Sejatinya masih banyak hal lain terkait penggambaran sisi emosional yang terbentuk ketika seseorang mengalami salah tangkap dan perlakuan diskriminatif, apalagi dialami oleh anak-anak di bawah umur. 

Namun dengan cerdasnya, Ava DuVernay meramunya dengan tambahan unsur melodrama yang kuat sehingga perasaan sedih, terluka, kesal dan marah kala melihat deretan ketidakadilan tersebut mampu memainkan emosi penontonnya dengan sangat baik bahkan tak dipungkiri bisa memancing air mata untuk keluar.
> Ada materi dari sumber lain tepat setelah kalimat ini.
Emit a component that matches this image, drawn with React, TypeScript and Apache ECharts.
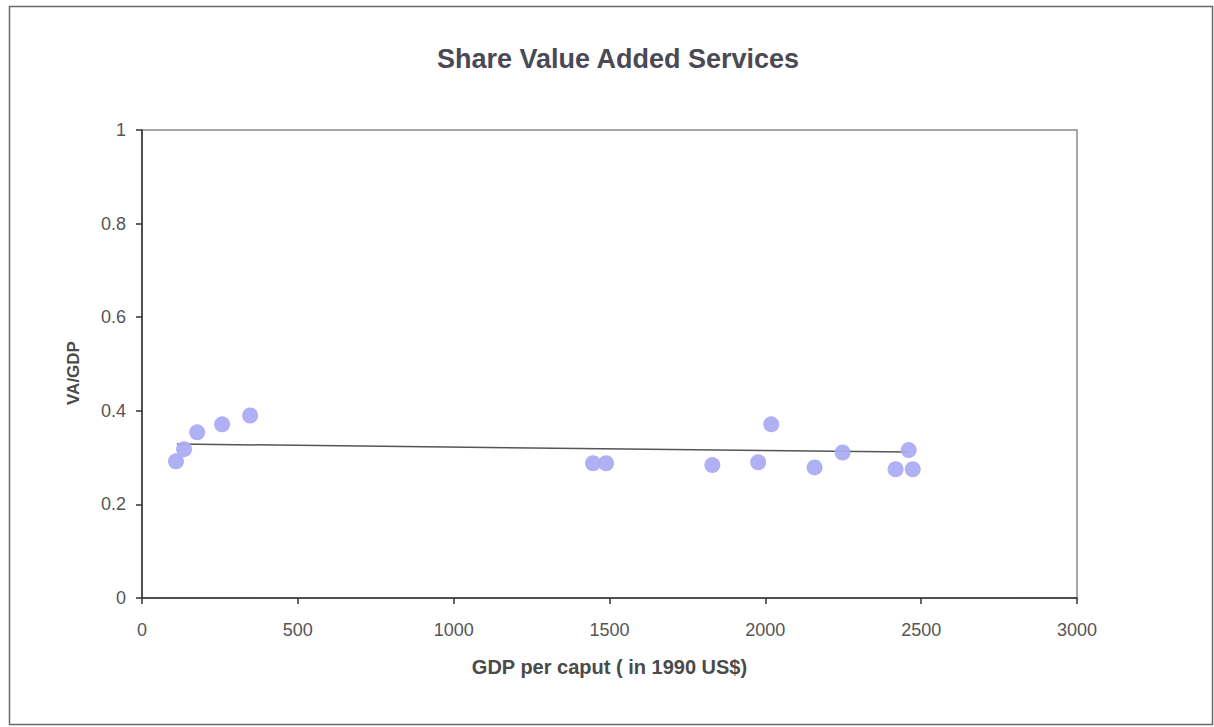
import React, { useEffect, useRef } from "react";
import * as echarts from "echarts";

const gdpPerCaput: number[] = [109, 135, 177, 257, 347, 1447, 1489, 1830, 1977, 2019, 2158, 2248, 2418, 2460, 2473];
const vaShare: number[] = [0.292, 0.318, 0.354, 0.371, 0.39, 0.288, 0.288, 0.284, 0.29, 0.371, 0.279, 0.311, 0.275, 0.316, 0.275];
const trendX: number[] = [112, 2460];
const trendY: number[] = [0.329, 0.312];

const titleText = "Share Value Added Services";
const xTitle = "GDP per caput ( in 1990 US$)";
const yTitle = "VA/GDP";

export default function App() {
  const ref = useRef<HTMLDivElement>(null);
  useEffect(() => {
    if (!ref.current) return;
    const chart = echarts.init(ref.current, undefined, { renderer: "svg" });
    const font = "Liberation Sans, Arial, sans-serif";
    chart.setOption({
      animation: false,
      backgroundColor: "#ffffff",
      title: {
        text: titleText,
        left: 613,
        textAlign: "center",
        top: 40,
        textStyle: { fontFamily: font, fontSize: 27, fontWeight: "bold", color: "#4a4a55" },
      },
      graphic: [
        {
          type: "rect",
          shape: { x: 9.5, y: 6.5, width: 1203, height: 718 },
          style: { fill: "none", stroke: "#6a6a6a", lineWidth: 1.5 },
          silent: true,
          z: -1,
        },
        {
          type: "text",
          x: 73,
          y: 373,
          rotation: Math.PI / 2,
          style: {
            text: yTitle,
            fontFamily: font,
            fontSize: 17,
            fontWeight: "bold",
            fill: "#4a4a4a",
            align: "center",
            verticalAlign: "middle",
          },
          silent: true,
        },
      ],
      grid: {
        left: 142,
        top: 130,
        right: 137,
        bottom: 129,
        show: true,
        borderColor: "#8a8a8a",
        borderWidth: 1.5,
        backgroundColor: "transparent",
      },
      xAxis: {
        type: "value",
        min: 0,
        max: 3000,
        interval: 500,
        name: xTitle,
        nameLocation: "middle",
        nameGap: 59,
        nameTextStyle: { fontFamily: font, fontSize: 20, fontWeight: "bold", color: "#4a4a4a" },
        axisLine: { show: true, onZero: false, lineStyle: { color: "#333", width: 1.5 } },
        axisTick: { show: true, length: 6, lineStyle: { color: "#333", width: 1.5 } },
        axisLabel: {
          fontFamily: font,
          fontSize: 18,
          color: "#555",
          margin: 23,
          formatter: (v: number) => String(v),
        },
        splitLine: { show: false },
      },
      yAxis: {
        type: "value",
        min: 0,
        max: 1,
        interval: 0.2,
        axisLine: { show: true, onZero: false, lineStyle: { color: "#333", width: 1.5 } },
        axisTick: { show: true, length: 6, lineStyle: { color: "#333", width: 1.5 } },
        axisLabel: {
          fontFamily: font,
          fontSize: 18,
          color: "#555",
          margin: 16,
          formatter: (v: number) => String(Math.round(v * 10) / 10),
        },
        splitLine: { show: false },
      },
      series: [
        {
          type: "line",
          data: trendX.map((x, i) => [x, trendY[i]]),
          showSymbol: false,
          symbol: "none",
          lineStyle: { color: "#555", width: 1.5 },
          z: 2,
        },
        {
          type: "scatter",
          data: gdpPerCaput.map((x, i) => [x, vaShare[i]]),
          symbol: "circle",
          symbolSize: 16,
          itemStyle: { color: "#acacf4", opacity: 0.95 },
          z: 3,
        },
      ],
    });
    return () => chart.dispose();
  }, []);
  return (
    <div
      ref={ref}
      style={{ position: "absolute", left: 0, top: 0, width: 1214, height: 727 }}
    />
  );
}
Sebuah Kecacatan Proses Hukum dan Statement Sembarangan Donald Trump

Sumber: Deadline.com
Sumber: Deadline.com
Film ini pun sejatinya menyoroti kecacatan proses hukum yang pada akhirnya menghasilkan sebuah keputusan yang tak hanya merugikan korban, namun juga menghancurkan reputasi aparat penegak hukum di AS kala itu.

Anak-anak tersebut dipaksa agar kasus sang pelari bisa segera terselesaikan, karena polisi sendiri kesulitan mendapatkan informasi dari korban yang hilang ingatan pasca kejadian tersebut. Mereka dipaksa hanya karena mereka remaja kulit hitam yang mendapatkan stereotip kriminal oleh penduduk Amerika bahkan dunia saat itu.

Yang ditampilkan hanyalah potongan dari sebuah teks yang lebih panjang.